Yoga and ballet

Yoga has many benefits for dancers, helping them to cross-train their bodies in order to build more strength for dancing, in addition to working on their flexibility from a breath perspective. Going to the gym and practising Pilates are perhaps more common ways of cross-training the dancing body, however yoga is certainly on its way up.

In addition to cross-training, yoga helps to increase body awareness, teaching you to build each yoga pose from the ground, creating a strong foundation, and stacking the joints for greater stability and power. In ballet, focusing on position and alignment is one of the most important things, and yoga helps to take this it one step further. By moving slowly and deliberately in yoga, it provides more time and opportunity to notice and correct habits that might create issues over a dancer’s life.

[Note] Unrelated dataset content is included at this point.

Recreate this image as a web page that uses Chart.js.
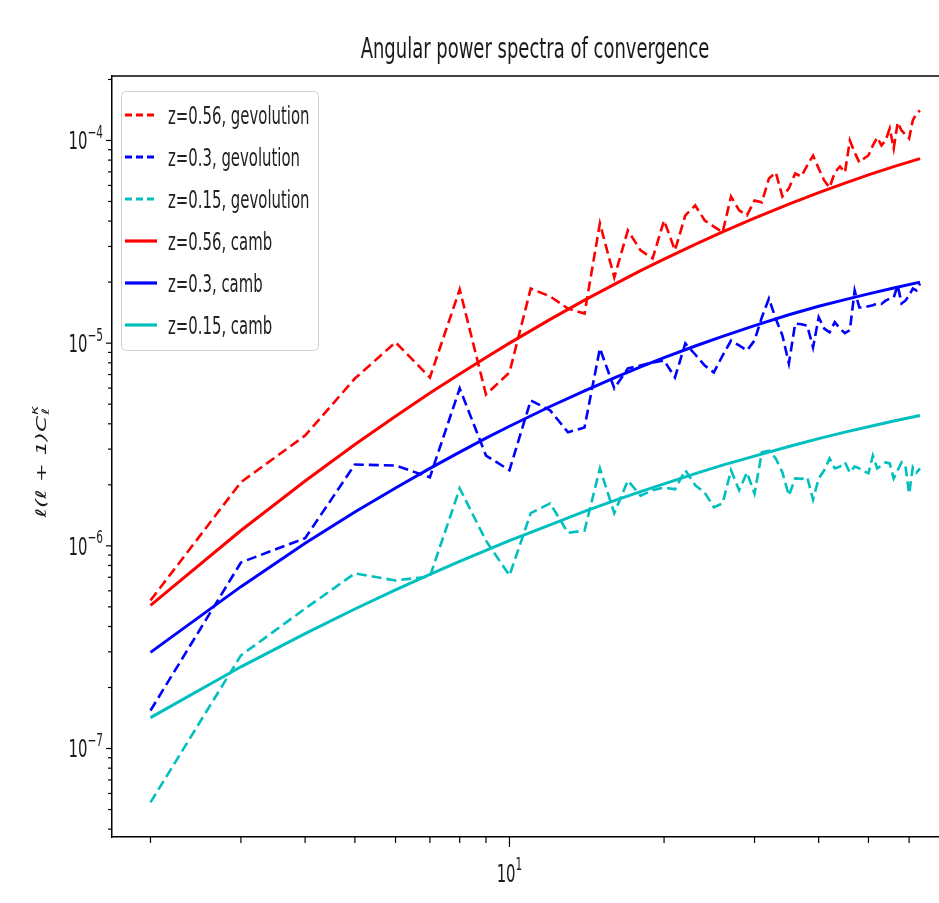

Yoga also helps dancers to increase their strength; balancing poses have direct application to work in the centre, and the numerous backbends and back strengthening poses in yoga also help develop arabesques. Standing poses in yoga develop the same muscles that are used for developpés, battements, and jumps, while other poses build strength in areas that are often overlooked, and additionally underused in the studio.

However, it may be that the use of breath in yoga is the most beneficial aspect of practising it for a dancer. Often dancers will be told to breathe when they are dancing in the centre or when they are rehearsing. Lack of breathing creates tension both in the body and mind, and yoga encourages the act of breathing and moving together. Yoga can help dancers to link breathing and movements together which will help harness the energy of breath and use it to their advantage.

Whether it is to build strength or improve flexibility and balance, yoga has a lot to offer dancers.